Amidst the mounting unease in the Nixon camp, the candidate was one of the few who appeared confident, if visibly strained in the end. Part of it, perhaps, was the politician's façade. But part was genuine. This was, after all, his last chance and it would hardly do to lose control at the very end. Pooh-poohing the pollsters, Nixon predicted that he would outdraw Humphrey by 3,000,000 to 5,000,000 votes.
The final margin was embarrassingly short of that estimate. To be sure, the smooth success of his early campaign strategy gave ample reason for optimism. Determined to shuck his loser's image, he entered six primaries, won them all frightening off Michigan's Governor George Romney before the balloting even began in New Hampshire, and forcing New York's Governor Nelson Rockefeller into fatal blunders of indecision. California's Governor Ronald Reagan was never a real threat; besides, after the 1964 Goldwater disaster, the G.O.P.'s centrist and progressive wings wanted nothing more to do with the chimeras of the right. Nixon won almost effortlessly in Miami Beach, and without tearing the party apart.
Looking ahead to the struggle with the Democrats, Nixon shrewdly assayed the contest even before Miami Beach: "If there's one thing the American people don't want, it's what they've got." Ironically, this familiar veteran of 22 years on the U.S. political scene set himself up as the candidate who could best effect changeand successfully persuaded the voters to accept that image.

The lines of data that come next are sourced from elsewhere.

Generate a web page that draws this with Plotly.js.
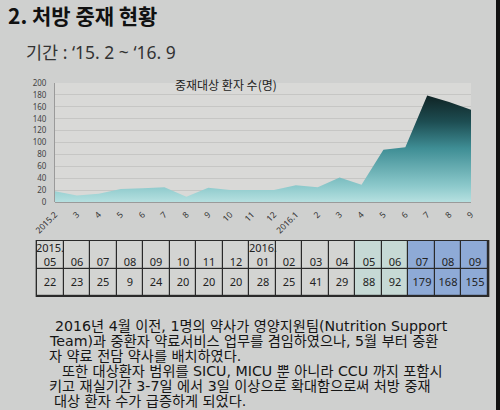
<!DOCTYPE html>
<html><head><meta charset="utf-8">
<script src="https://cdn.plot.ly/plotly-3.0.1.min.js"></script>
<style>html,body{margin:0;padding:0;background:#cfd0cf;}#chart{width:500px;height:410px;}</style>
</head><body><div id="chart"></div>
<script>
// chart data
const monthLabels = ["2015.2","3","4","5","6","7","8","9","10","11","12","2016.1","2","3","4","5","6","7","8","9"];
const patients = [18,11,14,22,23,25,9,24,20,20,20,28,25,41,29,88,92,179,168,155];
// table data
const tableMonths = ["2015.<br>05","\u00a0<br>06","\u00a0<br>07","\u00a0<br>08","\u00a0<br>09","\u00a0<br>10","\u00a0<br>11","\u00a0<br>12","2016.<br>01","\u00a0<br>02","\u00a0<br>03","\u00a0<br>04","\u00a0<br>05","\u00a0<br>06","\u00a0<br>07","\u00a0<br>08","\u00a0<br>09"];
const tableValues = [22,23,25,9,24,20,20,20,28,25,41,29,88,92,179,168,155];
const tableGroup = [0,0,0,0,0,0,0,0,0,0,0,0,1,1,2,2,2];
const textLines = [
  "2016년 4월 이전, 1명의 약사가 영양지원팀(Nutrition Support",
  "Team)과 중환자 약료서비스 업무를 겸임하였으나, 5월 부터 중환",
  "자 약료 전담 약사를 배치하였다.",
  "또한 대상환자 범위를 SICU, MICU 뿐 아니라 CCU 까지 포함시",
  "키고 재실기간 3-7일 에서 3일 이상으로 확대함으로써 처방 중재",
  "대상 환자 수가 급증하게 되었다."
];
const textX = [53,47,47,60,47,52];
const textY = [326,341,356,371,386,401];

const W = 500, H = 410;
const px = v => v / W, py = v => 1 - v / H;
const xIdx = monthLabels.map((_, i) => i);
const colIdx = tableValues.map((_, i) => i);

const font = "Noto Sans CJK KR, Noto Sans, sans-serif";
const bodyFont = "DejaVu Sans, Noto Sans CJK KR, sans-serif";
const tickFont = "Noto Sans, Noto Sans CJK KR, sans-serif";

const traces = [
  {
    type: "scatter", mode: "lines", x: xIdx, y: patients,
    line: {color: "rgba(0,0,0,0)", width: 0},
    fill: "tozeroy",
    fillgradient: {type: "vertical", start: 0, stop: 180,
      colorscale: [[0, "#b6e0e0"], [0.15, "#8cc9cb"], [0.5, "#3f8e95"], [0.75, "#1d4d52"], [1, "#0f2223"]]},
    hoverinfo: "skip", showlegend: false
  },
  {
    type: "heatmap", xaxis: "x2", yaxis: "y2",
    x: colIdx, y: [0, 1],
    z: [tableGroup, tableGroup],
    text: [tableValues.map(String), tableMonths],
    texttemplate: "%{text}",
    textfont: {family: tickFont, size: 11, color: "#222"},
    zmin: 0, zmax: 2,
    colorscale: [[0, "#d3d4d2"], [0.5, "#c6d9d5"], [1, "#8eaad6"]],
    showscale: false, xgap: 1.2, ygap: 1.2, hoverinfo: "skip"
  }
];

const annotations = [
  {text: "<b>2. 처방 중재 현황</b>", x: px(6), y: py(15), xref: "paper", yref: "paper", xanchor: "left", yanchor: "middle", showarrow: false, font: {family: font, size: 21, color: "#111"}},
  {text: "기간 : ‘15. 2 ~ ‘16. 9", x: px(24), y: py(52), xref: "paper", yref: "paper", xanchor: "left", yanchor: "middle", showarrow: false, font: {family: tickFont, size: 17.5, color: "#333"}},
  {text: "중재대상 환자 수(명)", x: px(226), y: py(85), xref: "paper", yref: "paper", xanchor: "center", yanchor: "middle", showarrow: false, font: {family: font, size: 12, color: "#222"}}
];
textLines.forEach((t, i) => annotations.push({
  text: t, x: px(textX[i]), y: py(textY[i]), xref: "paper", yref: "paper",
  xanchor: "left", yanchor: "middle", showarrow: false,
  font: {family: bodyFont, size: 14.2, color: "#151515"}
}));

const layout = {
  width: W, height: H,
  margin: {l: 0, r: 0, t: 0, b: 0},
  paper_bgcolor: "#cfd0cf", plot_bgcolor: "#d9d9d7",
  showlegend: false,
  xaxis: {
    domain: [px(55), px(471)], range: [0, 19], automargin: false,
    tickvals: xIdx, ticktext: monthLabels, tickangle: -45,
    tickfont: {family: tickFont, size: 8.5, color: "#333"},
    showgrid: false, zeroline: false, showline: false, ticks: "", ticklabelstandoff: 5
  },
  yaxis: {
    domain: [py(202), py(83)], range: [0, 200], dtick: 20, automargin: false,
    tickfont: {family: tickFont, size: 8, color: "#444"},
    gridcolor: "#c6c6c4", gridwidth: 1, zeroline: true, zerolinecolor: "#9a9a9a",
    showline: true, linecolor: "#9a9a9a", linewidth: 1, ticks: "", ticklabelstandoff: 6
  },
  xaxis2: {domain: [px(37), px(488)], range: [-0.5, 16.5], visible: false, anchor: "y2", fixedrange: true},
  yaxis2: {domain: [py(296), py(241)], range: [-0.5, 1.5], visible: false, anchor: "x2", fixedrange: true},
  annotations: annotations,
  shapes: [
    {type: "rect", xref: "x2 domain", yref: "y2 domain", x0: -0.003, x1: 1.003, y0: -0.02, y1: 1.02, fillcolor: "#2a2a2a", line: {width: 0}, layer: "below"},
    {type: "rect", xref: "paper", yref: "paper", x0: px(496), x1: 1, y0: 0, y1: 1, fillcolor: "#111", line: {width: 0}, layer: "above"}
  ]
};

Plotly.newPlot("chart", traces, layout, {displayModeBar: false, staticPlot: true});
</script></body></html>
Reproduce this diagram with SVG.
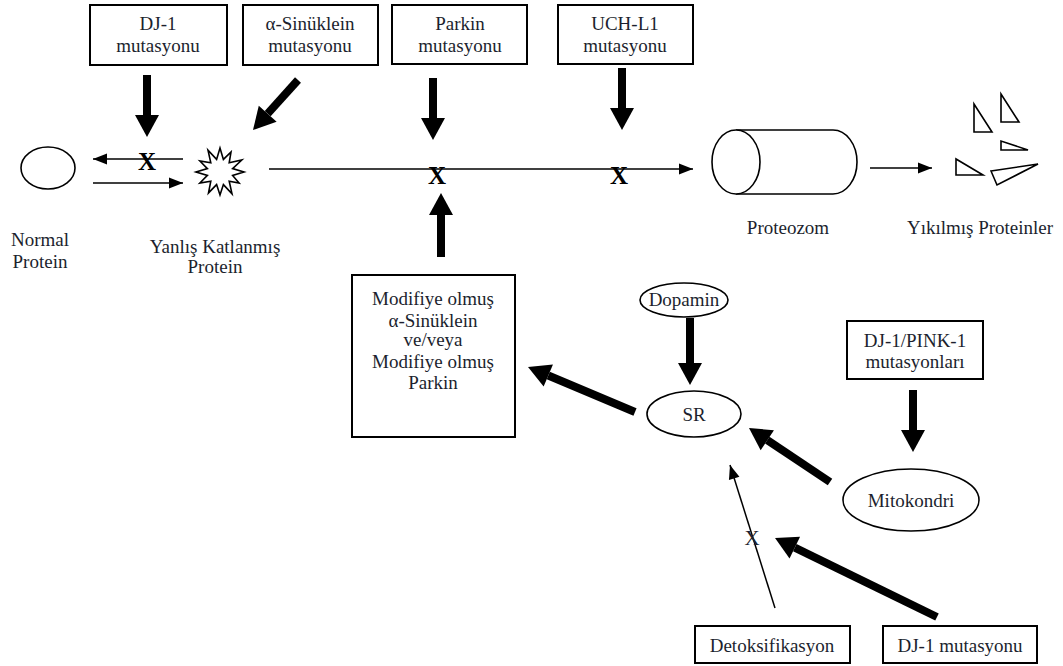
<svg xmlns="http://www.w3.org/2000/svg" width="1063" height="666" viewBox="0 0 1063 666">
<style>
text{font-family:"Liberation Serif","Times New Roman",serif;font-size:19px;fill:#1c1f2e;text-anchor:middle}
.box{fill:#fff;stroke:#000;stroke-width:2}
.shape{fill:#fff;stroke:#000;stroke-width:1.6}
.thick{stroke:#000;stroke-width:8;fill:none}
.thin{stroke:#000;stroke-width:1.5;fill:none}
.xb{font-weight:bold;font-size:25px;fill:#000}
</style>
<defs>
<marker id="big" markerUnits="userSpaceOnUse" markerWidth="24" markerHeight="26" refX="0" refY="12" orient="auto" overflow="visible">
<path d="M0,0 L22,12 L0,24 z" fill="#000"/>
</marker>
<marker id="small" markerUnits="userSpaceOnUse" markerWidth="14" markerHeight="12" refX="14" refY="5.5" orient="auto" overflow="visible">
<path d="M0,0 L14,5.5 L0,11 z" fill="#000"/>
</marker>
</defs>
<rect width="1063" height="666" fill="#fff"/>

<g id="connectors">
<line class="thick" x1="147" y1="75" x2="147" y2="115" marker-end="url(#big)"/>
<line class="thick" x1="298" y1="80" x2="267.7" y2="113.7" marker-end="url(#big)"/>
<line class="thick" x1="433" y1="78" x2="433" y2="118" marker-end="url(#big)"/>
<line class="thick" x1="622" y1="68" x2="622" y2="108" marker-end="url(#big)"/>
<line class="thick" x1="441" y1="257" x2="441" y2="215" marker-end="url(#big)"/>
<line class="thick" x1="690" y1="318" x2="690" y2="363" marker-end="url(#big)"/>
<line class="thick" stroke-width="9" x1="635" y1="412" x2="548.3" y2="375.5" marker-end="url(#big)"/>
<line class="thick" x1="913" y1="390" x2="913" y2="430" marker-end="url(#big)"/>
<line class="thick" stroke-width="9" x1="830" y1="482" x2="767.3" y2="440.2" marker-end="url(#big)"/>
<line class="thick" stroke-width="10" x1="937" y1="617" x2="794.8" y2="547.6" marker-end="url(#big)"/>
<line class="thin" x1="183" y1="159" x2="93" y2="159" marker-end="url(#small)"/>
<line class="thin" x1="93" y1="183" x2="183" y2="183" marker-end="url(#small)"/>
<line class="thin" x1="269" y1="169" x2="693" y2="169" marker-end="url(#small)"/>
<line class="thin" x1="870" y1="168" x2="932" y2="168" marker-end="url(#small)"/>
<line class="thin" x1="775" y1="608" x2="730" y2="465" marker-end="url(#small)"/>
<text class="xb" x="147" y="170">X</text>
<text class="xb" x="437" y="184">X</text>
<text class="xb" x="619" y="184">X</text>
<text x="752" y="545" style="font-size:21px">X</text>
</g>

<g id="dj1-box">
<rect class="box" x="90" y="5" width="137" height="60"/>
<text x="158" y="30">DJ-1</text>
<text x="158" y="52">mutasyonu</text>
</g>
<g id="asin-box">
<rect class="box" x="243" y="5" width="135" height="60"/>
<text x="310" y="30">α-Sinüklein</text>
<text x="310" y="52">mutasyonu</text>
</g>
<g id="parkin-box">
<rect class="box" x="392" y="5" width="135" height="59"/>
<text x="460" y="30">Parkin</text>
<text x="460" y="52">mutasyonu</text>
</g>
<g id="uchl1-box">
<rect class="box" x="558" y="5" width="135" height="59"/>
<text x="625" y="30">UCH-L1</text>
<text x="625" y="52">mutasyonu</text>
</g>

<g id="normal-protein">
<ellipse class="shape" cx="48" cy="168" rx="27" ry="21"/>
<text x="40" y="246">Normal</text>
<text x="40" y="268">Protein</text>
</g>
<g id="misfolded-protein">
<polygon class="shape" points="244,172 232.6,175.4 239.1,183 229.2,181.2 232,193.8 223.4,184.6 220,195 216.6,184.6 208.5,192.9 210.8,181.2 199.9,183 207.4,175.4 196,172 207.4,168.6 199.9,161 210.8,162.8 208,150.2 216.6,159.4 220,148 223.4,159.4 231,152 229.2,162.8 241.8,160 232.6,168.6"/>
<text x="215" y="253">Yanlış Katlanmış</text>
<text x="215" y="273">Protein</text>
</g>
<g id="proteasome">
<path class="shape" d="M736,130 L833,130 A24,32 0 0 1 833,194 L736,194"/>
<ellipse class="shape" cx="736" cy="162" rx="24" ry="32"/>
<text x="788" y="234">Proteozom</text>
</g>
<g id="degraded-proteins">
<polygon class="shape" points="974,104 974,132 992,132"/>
<polygon class="shape" points="1001,94 1001,122 1019,122"/>
<polygon class="shape" points="1001,141 1001,150 1028,150"/>
<polygon class="shape" points="956,159 956,175 983,175"/>
<polygon class="shape" points="991,171 1038,164 997,185"/>
<text x="980" y="234">Yıkılmış Proteinler</text>
</g>

<g id="modified-box">
<rect class="box" x="352" y="275" width="163" height="162"/>
<text x="433" y="305">Modifiye olmuş</text>
<text x="433" y="327">α-Sinüklein</text>
<text x="433" y="346">ve/veya</text>
<text x="433" y="368">Modifiye olmuş</text>
<text x="433" y="389">Parkin</text>
</g>
<g id="dopamin">
<ellipse class="shape" cx="684" cy="300" rx="44" ry="17"/>
<text x="684" y="306">Dopamin</text>
</g>
<g id="sr">
<ellipse class="shape" cx="694" cy="414" rx="47" ry="23"/>
<text x="694" y="421">SR</text>
</g>
<g id="pink-box">
<rect class="box" x="847" y="321" width="136" height="58"/>
<text x="915" y="347">DJ-1/PINK-1</text>
<text x="915" y="368">mutasyonları</text>
</g>
<g id="mitokondri">
<ellipse class="shape" cx="911" cy="500" rx="68" ry="31"/>
<text x="911" y="507">Mitokondri</text>
</g>
<g id="detox-box">
<rect class="box" x="695" y="626" width="155" height="37"/>
<text x="772" y="652">Detoksifikasyon</text>
</g>
<g id="dj1mut-box">
<rect class="box" x="883" y="626" width="154" height="37"/>
<text x="960" y="652">DJ-1 mutasyonu</text>
</g>
</svg>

The Democrats, to be sure, made it all the easier by nominating a man who, whatever his personal credentials, was indissolubly linked with the Johnson Administration's failures in Viet Nam and in the cities.
Marvels of Precision
In charting his campaign, Nixon never lost sight of the fatal flaws that marred his 1960 contest with John F. Kennedy. As he wrote in Six Crises: "I spent too much time in the last campaign on substance and too little time on appearance. I paid too much attention to what I was going to say, and too little to how I would look." Slightly cynical, perhaps, but by reversing the emphasis, Nixon did, after all, manage to win.